Folklore has it that the rose has been celebrated in Morocco since the 10th century, with pilgrims from Mecca bringing the flower to the town. Other sources credit the French with the introduction of the Damascus rose to Kelâat M’Gouna, a remote town six hours from Marrakesh, in 1938. However the rose found its way into the foothills of the Atlas Mountains, this beautiful, sweet-smelling flower is responsible for one of Morocco’s most famous festivals and is a staple in Moroccan cuisine and craft. 

Rose is an important ingredient in many Moroccan products, from perfumes, creams, soaps, teas, jams, sweets and more.

The rose harvest produces between 3,000 to 4,000 tonnes of wild roses, and just one litre of rose oil needs four tonnes of fresh petals, making it one of the most prized products to come from the rose harvest. At Raphia, we love to use rose in our chocolate products as we know it is a quintessential Moroccan flavour that makes every bite special.

Before the festival begins, women harvest the roses from the famed Valley of Roses before dawn, picking the flowers and buds by hand and transporting them back to the town to be sorted and sold to the surrounding distilleries. The harvest has to start early, well before the sun can scorch the petals and ruin the scent. The trucks full of pink rose petals that leave a trail of sumptuous fragrance behind them are one of the recognisable signs that the Festival of Roses is beginning.

To make the sought after rose products for which Morocco is famed, the rose petals are dried on rooftops or steamed in copper stills.

During the festival, souks spring up around the town. Children make and sell rose garlands and decorations, floats and parades enliven the streets, and one lucky woman is crowned the Rose Queen, who reigns over the rose crop for the year. It is a feast of traditional dress, dance, music, and food, and is a high point of the Moroccan agricultural calendar.
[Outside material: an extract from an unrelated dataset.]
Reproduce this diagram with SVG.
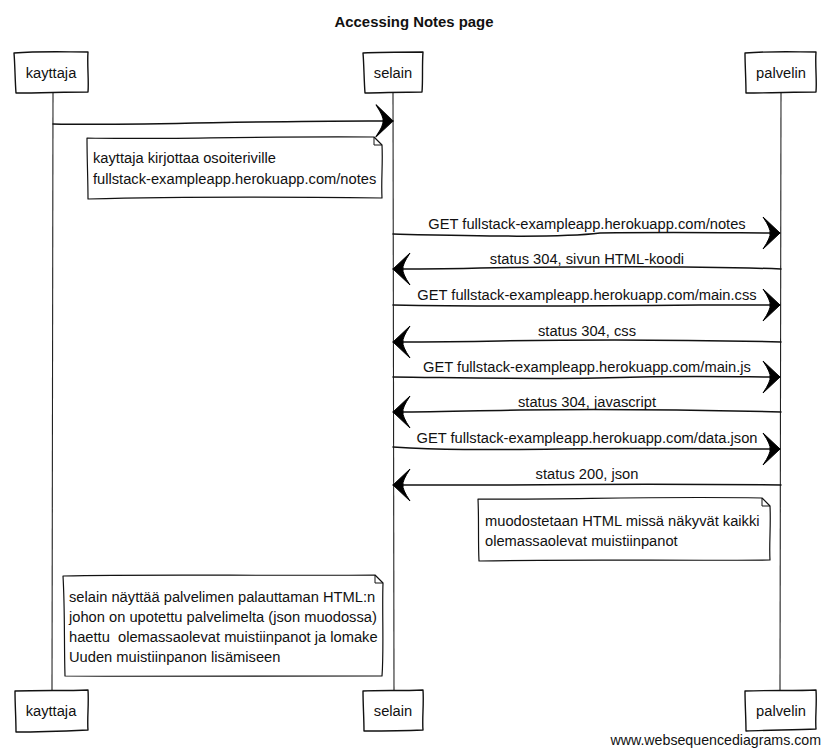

The Festival of Roses is not only a chance to celebrate a successful harvest and pay homage to the region’s most famous and lucrative crop, it is a chance to show-off the best of Moroccan agriculture; from apples, dates, and almonds, to cinnamon and saffron from across the Atlas Mountains. It’s a treat for any rose enthusiast, and is just one of the wonderful events that brings joy into the beautiful Drâa valley region of the Atlas Mountains.